The Committee do further represent that there are several of the petitioners and other Receivers General who have not petitioned or had any reports for allowances for several years in which they have been employed; so the Committee could not examine their claims: but on inquiry do find that they have cleared their accounts to the end of the year 1714 except as before excepted: and many of them ought in justice to have proper allowances when they shall make application for the same.
[Upon this Report the House] Ordered that it be an Instruction to the Committee of the whole House to whom the Bill for charging and continuing the Duties on Malt, Mum, Cyder and Perry for the service of the year 1717 is committed that they have power to receive a clause for the relief of the Receivers General of the Public Taxes.

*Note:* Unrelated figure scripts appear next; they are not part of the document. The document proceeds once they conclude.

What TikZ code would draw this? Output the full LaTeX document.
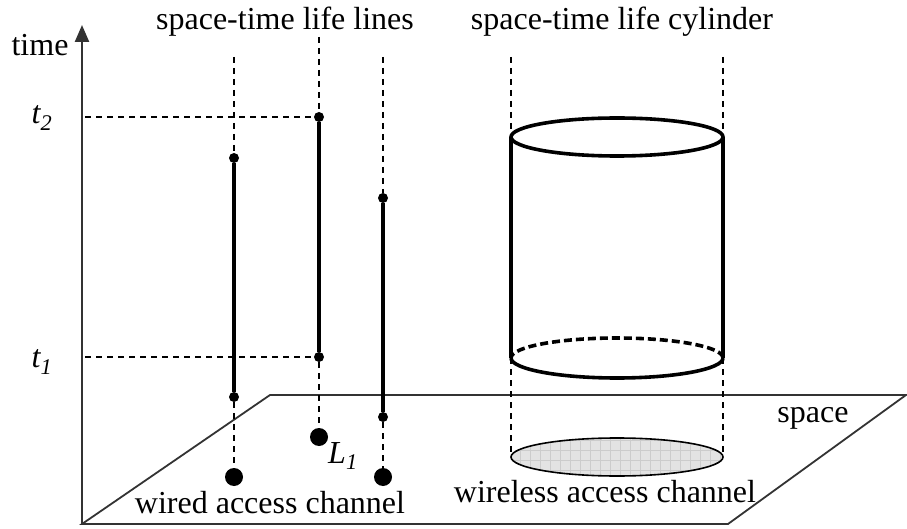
\documentclass[tikz,border=0pt]{standalone}
\usepackage{fontspec}
\setmainfont{Liberation Serif}
\usetikzlibrary{arrows.meta}

\tikzset{
  guide/.style={line width=1.4pt, dash pattern=on 6pt off 5pt},
  lifeline/.style={line width=4pt},
  tick/.style={circle, fill, inner sep=0pt, minimum size=10pt},
  spot/.style={circle, fill, inner sep=0pt, minimum size=18pt},
  txt/.style={inner sep=0pt, font=\fontsize{32}{38}\selectfont}
}

\begin{document}
\begin{tikzpicture}[x=1pt, y=-1pt]

\useasboundingbox (0,0) rectangle (907,529);

% Space plane (drawn first, life lines lie over it)
\draw[black!80, line width=1.8pt, line join=miter] (82,524) -- (270,395) -- (906,395) -- (728,524) -- cycle;

% Time axis
\coordinate (origin) at (82,524);
\coordinate (tip) at (82,25);
\draw[black!80, line width=2.4pt, -{Triangle[length=17pt, width=14pt]}] (origin) -- (tip);
\node[txt] (time) at (40,45) {time};

% Life lines: index/x/top of guide/start/end/ground
\foreach \n/\x/\top/\a/\b/\g in {1/234/57/158/397/477, 2/319/37/117/357/437, 3/383/57/198/417/477}
{
  \coordinate (top\n) at (\x,\top);
  \node[tick] (a\n) at (\x,\a) {};
  \node[tick] (b\n) at (\x,\b) {};
  \node[spot] (g\n) at (\x,\g) {};
  \draw[guide] (top\n) -- (a\n);
  \draw[lifeline] (a\n) -- (b\n);
  \draw[guide] (b\n) -- (g\n);
}

% Time marks t2 and t1
\coordinate (ax2) at (85,117);
\coordinate (ax1) at (85,357);
\draw[guide] (ax2) -- (a2);
\draw[guide] (ax1) -- (b2);
\node[txt] (t2) at (42,118) {\textit{t\textsubscript{2}}};
\node[txt] (t1) at (42,362) {\textit{t\textsubscript{1}}};
\node[txt, anchor=west] (L1) at (328,456) {\textit{L\textsubscript{1}}};

% Life cylinder
\coordinate (cyltopL) at (511,137);
\coordinate (cyltopR) at (723,137);
\coordinate (cylbotL) at (511,358);
\coordinate (cylbotR) at (723,358);
\coordinate (gndL) at (511,457);
\coordinate (gndR) at (723,457);
\draw[guide] (511,57) -- (cyltopL);
\draw[guide] (723,57) -- (cyltopR);
\draw[line width=3.6pt] (617,137) ellipse[x radius=106, y radius=19];
\draw[line width=3.6pt] (cyltopL) -- (cylbotL);
\draw[line width=3.6pt] (cyltopR) -- (cylbotR);
\draw[line width=3.6pt] (cylbotR) arc[start angle=0, end angle=180, x radius=106, y radius=20];
\draw[line width=3.6pt, dash pattern=on 8pt off 4pt] (cylbotR) arc[start angle=0, end angle=-180, x radius=106, y radius=20];
\draw[guide] (cylbotL) -- (gndL);
\draw[guide] (cylbotR) -- (gndR);

% Wireless area on the ground
\begin{scope}
  \clip (617,457) ellipse[x radius=106, y radius=19];
  \fill[gray!22] (500,430) rectangle (730,480);
  \foreach \gx in {510,520,...,730}
    \draw[gray!40, line width=0.6pt] (\gx,430) -- (\gx,480);
  \foreach \gy in {440,450,...,480}
    \draw[gray!40, line width=0.6pt] (500,\gy) -- (730,\gy);
\end{scope}
\draw[line width=1.6pt] (617,457) ellipse[x radius=106, y radius=19];

% Labels
\node[txt] (lineslbl) at (285,22) {space-time life lines};
\node[txt] (cyllbl) at (622,22) {space-time life cylinder};
\node[txt] (wired) at (270,503) {wired access channel};
\node[txt] (wireless) at (605,492) {wireless access channel};
\node[txt] (space) at (813,418) {space};

\end{tikzpicture}
\end{document}
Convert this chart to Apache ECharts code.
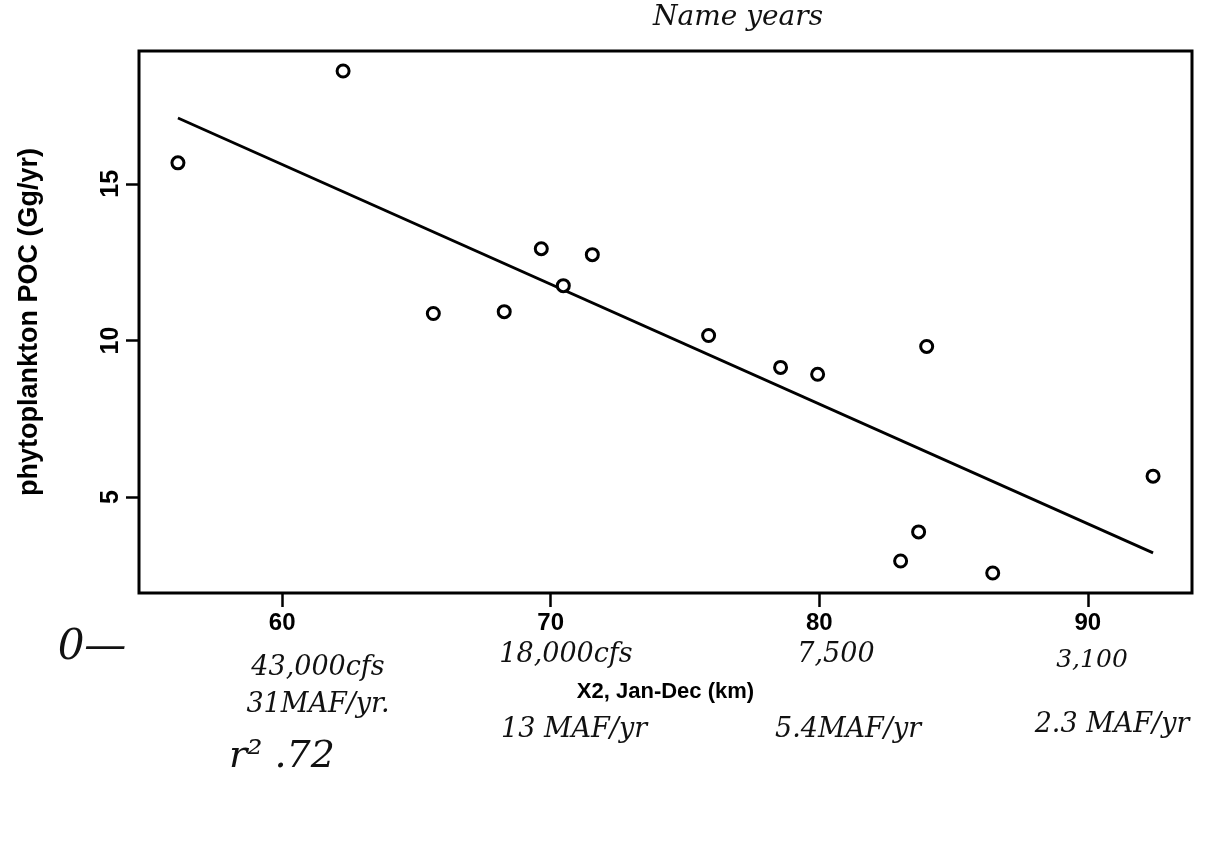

3 Act of 1 Geo. I, St. 2, c. 17, for the Attainder of James, Duke of Ormonde. Private Act of 1 Geo. I, St. 2, c. 41, for vesting several manors, messuages, lands and hereditaments late of Charles, Earl of Dorset and Middlesex, whereof James, late Duke of Ormonde, at the time of his attainder was seized as surviving trustee named in the will of the said Earl, in new trustees and their heirs upon the same trusts.